1. ... one Bechor which got mixed up with the blood of another?

2. ... one Chatas which got mixed up with the blood of another?

(b)If the blood of a Chatas got mixed up with the blood of a Bechor, Rebbi Eliezer holds that it must be sprinkled four times. Why is that?

(c)Rebbi Yehoshua disagrees with him for two reasons. Fistly, because of the Lav of 'Bal Tosif' (according to him, one only transgresses 'Bal Tigra' when the Chatas is on its own). What is the second reason?

9)

(a)If the blood of ...

1. ... one Bechor got mixed up with the blood of another - one simply sprinkles it once, like its Din.

2. ... one Chatas got mixed up with the blood of another - one sprinkles it on all four corners, like its Din.

(b)If the blood of a Chatas got mixed up with the blood of a Bechor, Rebbi Eliezer holds that it must be sprinkled four times - otherwise, he argues, one will have transgressed 'Bal Tigra' (detracting from the four Haza'os that a Chatas is Chayav).

(c)Rebbi Yehoshua disagrees with him for two reasons. Firstly, because of the Lav of 'Bal Tosif' (according to him, one only transgresses 'Bal Tigra' when the Chatas is on its own). Secondly, because whenever performing clashes with not performing, it is better to transgress by not performing, than by performing (because of the principle 'Shev v'Al Ta'aseh Adif').

10)

(a)How do we try to prove from the Mishnah in Zevachim that as long as the Mitzvah can be performed again, the time is not considered up (like the opinion of Rava)?

(b)How does this proof misfire, and turn into a possible counter-proof against Rava?

(c)In fact, Rav Sh'man bar Aba deliberately asked on Rava from the Beraisa of Birchas Kohanim, and not from the Mishnah in Zevachim. Why not?

(d)How is Rava's principle (that 'Bal Tosif' does not apply once the time of the Mitzvah has terminated) finally disproved?

10)

(a)We try to prove from the Mishnah in Zevachim that as long as the Mitzvah can be performed again, the time is not considered up (like Rava maintains) - because otherwise, according to Rebbi Yehoshua, the moment he has sprinkled the Matanah of the Bechor, the time of the Mitzvah has passed, so why will he then transgress 'Bal Tosif' by sprinkling the other three?

(b)This proof misfire however, and turns into a possible counter-proof against Rava - because perhaps Rebbi Yehoshua holds that the Lav of 'Bal Tosif applies even after the time of the Mitzvah has passed.

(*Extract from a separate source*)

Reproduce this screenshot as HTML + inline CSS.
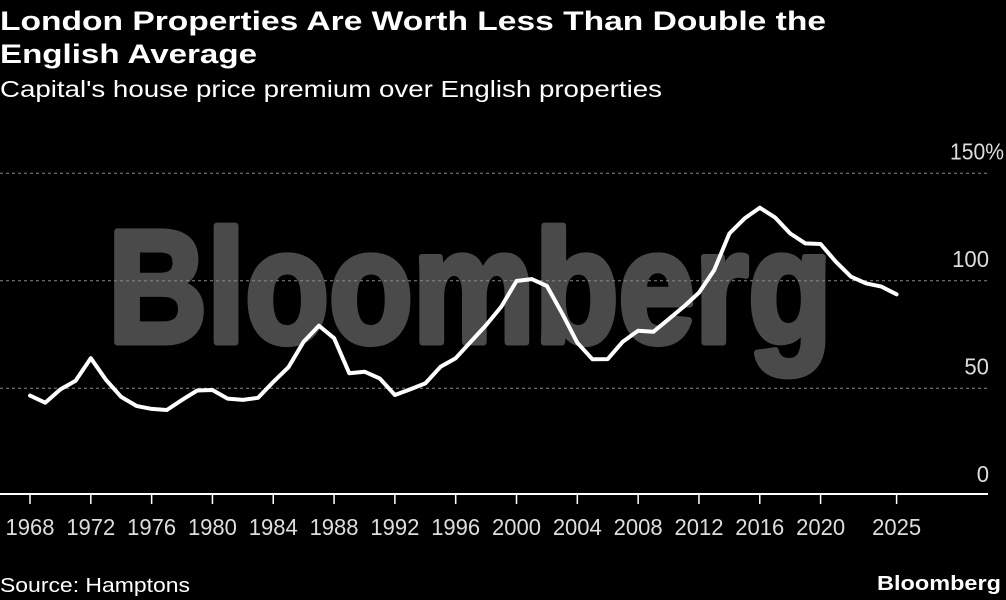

(c)In fact, Rav Sh'man bar Aba deliberately asked on Rava from the Beraisa of Birchas Kohanim, and not from the Mishnah in Zevachim - because seeing as a Kohen is obligated to sprinkle the blood of as many Bechorim or Chata'os as come his way on that day, the time is definitely not up; whereas by Birchas Kohanim, where, once a Kohen has Duchened, he is no longer obligated to Duchen a second time, the time of the Mitzvah is considered over ...

(d)... yet 'Bal Tosif' still applies - a final disproof of Rava.

11)

(a)Rava now differentiates between fulfilling a Mitzvah without Kavanah and transgressing the Lav of Bal Te'acher without Kavanah. How do we initially interpret Rava's statement?

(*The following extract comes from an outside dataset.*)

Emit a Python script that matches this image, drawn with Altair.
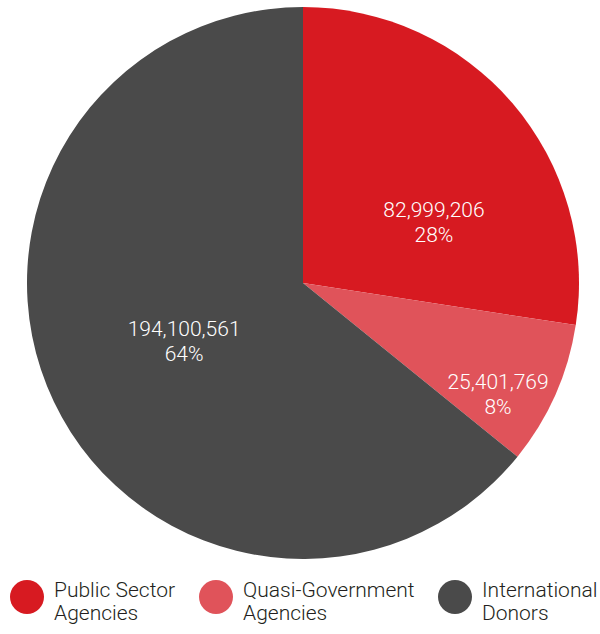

(b)We disprove this explanation however, from Rebbi Yehoshua (in the Mishnah in Zevachim), who clearly considers Bal Te'acher applicable, even though he did not have Kevanah. How do we therefore emend Rava's statement?

(c)How will this answer the original Kashya on Rava 'Ela me'Ata, ha'Yashein ba'Sukah Yilakeh'?

11)

(a)Rava now differentiates between fulfilling a Mitzvah without Kavanah, and transgressing the Lav of Bal Te'acher without Kavanah - which we initially understand literally (i.e. that one can never transgress 'Bal Te'acher' without express Kavanah to add to the Mitzvah).

(b)We disprove this explanation however, from Rebbi Yehoshua (in the Mishnah in Zevachim), who clearly considers Bal Te'acher applicable, even though he did not have Kevanah. We therefore emend Rava's statement, restricting it to outside the time period, but within the time-period one transgresses with Kavanah or without it.

(c)This explanation will also answer the Kashya on Rava's previous ruling 'Ela me'Ata, ha'Yashen ba'Sukah Yilakeh' - because, seeing as they slept in the Sukah because, in case it was the seventh day, they wanted to fulfill the Mitzvah of Sukah, and not in order to add to the Mitzvah of Sukah, one has not transgressed Bal Te'acher.